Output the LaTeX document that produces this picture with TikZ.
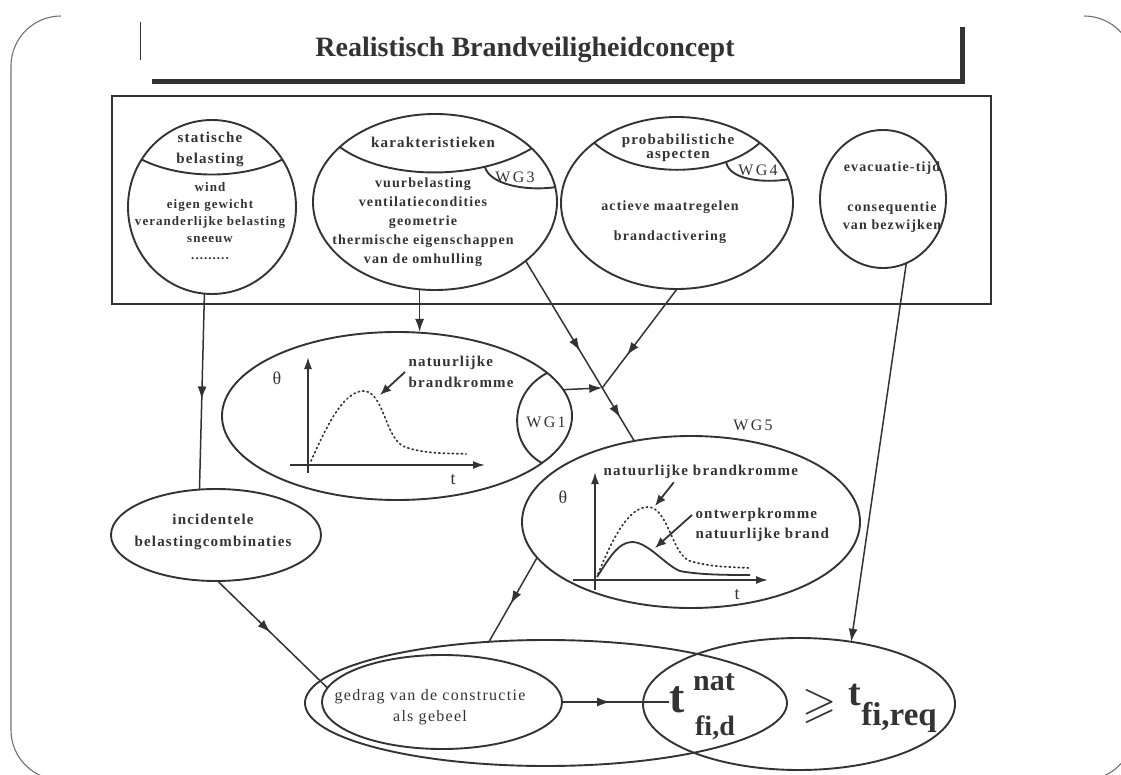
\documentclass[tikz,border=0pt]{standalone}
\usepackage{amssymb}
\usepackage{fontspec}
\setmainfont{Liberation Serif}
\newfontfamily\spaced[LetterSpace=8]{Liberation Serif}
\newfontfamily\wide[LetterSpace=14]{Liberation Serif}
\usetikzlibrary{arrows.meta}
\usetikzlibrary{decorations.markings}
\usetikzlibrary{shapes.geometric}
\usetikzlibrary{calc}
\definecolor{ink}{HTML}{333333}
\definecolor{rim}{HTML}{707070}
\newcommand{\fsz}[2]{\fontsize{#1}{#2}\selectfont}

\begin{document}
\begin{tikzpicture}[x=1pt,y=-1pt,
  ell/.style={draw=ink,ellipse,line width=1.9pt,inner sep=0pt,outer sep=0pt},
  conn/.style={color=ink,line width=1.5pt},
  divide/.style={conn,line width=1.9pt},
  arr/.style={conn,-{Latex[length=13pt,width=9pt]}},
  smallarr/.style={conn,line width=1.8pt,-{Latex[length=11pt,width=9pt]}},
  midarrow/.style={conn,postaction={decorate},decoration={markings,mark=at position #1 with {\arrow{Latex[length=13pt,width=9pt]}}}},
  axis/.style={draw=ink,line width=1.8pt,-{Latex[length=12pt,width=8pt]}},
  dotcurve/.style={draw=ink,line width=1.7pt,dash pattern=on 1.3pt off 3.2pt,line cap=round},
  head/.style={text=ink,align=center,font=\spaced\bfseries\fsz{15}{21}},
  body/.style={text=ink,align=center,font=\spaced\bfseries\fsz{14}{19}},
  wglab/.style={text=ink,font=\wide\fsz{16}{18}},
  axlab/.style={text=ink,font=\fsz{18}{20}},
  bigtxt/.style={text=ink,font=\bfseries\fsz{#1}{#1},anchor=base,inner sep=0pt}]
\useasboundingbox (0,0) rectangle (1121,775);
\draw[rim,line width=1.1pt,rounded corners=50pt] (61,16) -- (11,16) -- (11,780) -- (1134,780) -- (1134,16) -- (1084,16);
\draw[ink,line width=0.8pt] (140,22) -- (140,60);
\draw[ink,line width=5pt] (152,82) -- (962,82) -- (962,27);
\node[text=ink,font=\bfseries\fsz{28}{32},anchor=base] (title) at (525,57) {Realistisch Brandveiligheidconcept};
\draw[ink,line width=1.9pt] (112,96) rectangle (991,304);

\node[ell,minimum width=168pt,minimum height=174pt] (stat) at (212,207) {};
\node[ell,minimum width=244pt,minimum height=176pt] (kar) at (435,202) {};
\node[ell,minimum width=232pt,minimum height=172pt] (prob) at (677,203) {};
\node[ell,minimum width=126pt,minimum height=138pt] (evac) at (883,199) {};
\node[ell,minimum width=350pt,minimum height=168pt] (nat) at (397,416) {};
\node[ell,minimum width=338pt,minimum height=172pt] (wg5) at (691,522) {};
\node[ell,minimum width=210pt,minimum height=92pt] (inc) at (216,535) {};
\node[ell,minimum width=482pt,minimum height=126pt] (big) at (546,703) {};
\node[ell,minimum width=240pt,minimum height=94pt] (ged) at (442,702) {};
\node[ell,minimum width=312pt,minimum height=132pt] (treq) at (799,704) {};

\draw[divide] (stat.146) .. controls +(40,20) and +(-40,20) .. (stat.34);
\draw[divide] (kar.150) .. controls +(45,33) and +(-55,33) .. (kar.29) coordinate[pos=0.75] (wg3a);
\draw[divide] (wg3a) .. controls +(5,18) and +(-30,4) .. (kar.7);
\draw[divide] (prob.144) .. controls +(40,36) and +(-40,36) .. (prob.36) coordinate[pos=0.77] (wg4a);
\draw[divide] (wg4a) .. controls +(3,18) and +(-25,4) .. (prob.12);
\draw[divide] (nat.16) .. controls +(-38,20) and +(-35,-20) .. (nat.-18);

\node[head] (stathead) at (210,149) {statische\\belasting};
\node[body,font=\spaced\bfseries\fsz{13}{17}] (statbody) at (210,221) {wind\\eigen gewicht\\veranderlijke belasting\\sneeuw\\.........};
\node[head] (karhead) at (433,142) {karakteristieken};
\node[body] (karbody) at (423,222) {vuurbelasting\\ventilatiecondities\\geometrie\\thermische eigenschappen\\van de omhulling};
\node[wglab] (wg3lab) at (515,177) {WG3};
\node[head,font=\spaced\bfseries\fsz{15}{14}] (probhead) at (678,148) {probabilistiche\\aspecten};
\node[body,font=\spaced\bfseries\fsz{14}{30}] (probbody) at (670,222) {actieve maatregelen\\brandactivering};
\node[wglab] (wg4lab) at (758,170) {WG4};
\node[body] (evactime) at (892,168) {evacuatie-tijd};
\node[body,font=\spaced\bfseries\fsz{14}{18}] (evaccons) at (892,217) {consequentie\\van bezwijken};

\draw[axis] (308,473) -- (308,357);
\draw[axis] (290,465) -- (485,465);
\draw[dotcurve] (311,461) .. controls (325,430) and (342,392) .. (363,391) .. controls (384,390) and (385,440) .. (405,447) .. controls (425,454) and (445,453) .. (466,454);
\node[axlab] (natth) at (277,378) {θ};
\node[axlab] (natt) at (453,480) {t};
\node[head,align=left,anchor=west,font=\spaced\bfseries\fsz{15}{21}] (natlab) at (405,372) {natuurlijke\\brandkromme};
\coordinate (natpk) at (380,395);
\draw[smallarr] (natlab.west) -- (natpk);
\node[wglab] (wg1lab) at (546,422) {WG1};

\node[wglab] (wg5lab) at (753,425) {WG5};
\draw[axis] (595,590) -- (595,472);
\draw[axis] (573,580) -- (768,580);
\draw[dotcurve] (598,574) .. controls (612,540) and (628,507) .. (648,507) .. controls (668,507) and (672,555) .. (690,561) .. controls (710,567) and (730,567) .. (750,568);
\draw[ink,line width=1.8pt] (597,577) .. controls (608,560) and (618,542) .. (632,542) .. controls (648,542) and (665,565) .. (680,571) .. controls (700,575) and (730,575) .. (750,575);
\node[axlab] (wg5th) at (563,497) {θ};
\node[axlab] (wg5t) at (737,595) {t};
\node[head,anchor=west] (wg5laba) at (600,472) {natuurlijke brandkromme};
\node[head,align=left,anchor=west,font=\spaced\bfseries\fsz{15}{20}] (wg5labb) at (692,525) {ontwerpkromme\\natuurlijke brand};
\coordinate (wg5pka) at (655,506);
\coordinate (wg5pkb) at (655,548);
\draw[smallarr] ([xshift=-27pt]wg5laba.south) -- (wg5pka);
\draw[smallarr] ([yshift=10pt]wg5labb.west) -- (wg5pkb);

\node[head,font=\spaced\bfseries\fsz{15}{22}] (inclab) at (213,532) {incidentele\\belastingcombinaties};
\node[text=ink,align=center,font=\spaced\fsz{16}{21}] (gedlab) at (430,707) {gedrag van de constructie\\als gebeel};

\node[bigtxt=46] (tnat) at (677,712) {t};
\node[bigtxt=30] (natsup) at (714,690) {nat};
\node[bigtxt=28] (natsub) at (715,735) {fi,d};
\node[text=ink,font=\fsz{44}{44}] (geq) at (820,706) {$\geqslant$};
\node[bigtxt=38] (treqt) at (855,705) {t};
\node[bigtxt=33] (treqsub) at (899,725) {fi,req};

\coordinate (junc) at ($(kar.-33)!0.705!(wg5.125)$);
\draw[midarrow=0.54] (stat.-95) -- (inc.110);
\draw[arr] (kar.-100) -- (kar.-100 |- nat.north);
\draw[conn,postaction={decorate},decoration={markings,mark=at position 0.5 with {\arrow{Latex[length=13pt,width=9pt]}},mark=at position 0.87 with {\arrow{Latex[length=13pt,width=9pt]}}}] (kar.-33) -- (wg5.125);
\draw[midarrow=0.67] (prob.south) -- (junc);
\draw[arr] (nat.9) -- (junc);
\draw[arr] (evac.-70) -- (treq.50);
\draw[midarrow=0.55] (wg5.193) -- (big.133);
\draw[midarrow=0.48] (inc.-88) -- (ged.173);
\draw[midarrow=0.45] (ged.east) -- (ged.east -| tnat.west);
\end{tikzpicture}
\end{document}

=-=-=-=-=

GOAL
Which lines include the word "with"? Copy every one of them.

ANSWER IN FULL
Output the LaTeX document that produces this picture with TikZ.
  midarrow/.style={conn,postaction={decorate},decoration={markings,mark=at position #1 with {\arrow{Latex[length=13pt,width=9pt]}}}},
\draw[conn,postaction={decorate},decoration={markings,mark=at position 0.5 with {\arrow{Latex[length=13pt,width=9pt]}},mark=at position 0.87 with {\arrow{Latex[length=13pt,width=9pt]}}}] (kar.-33) -- (wg5.125);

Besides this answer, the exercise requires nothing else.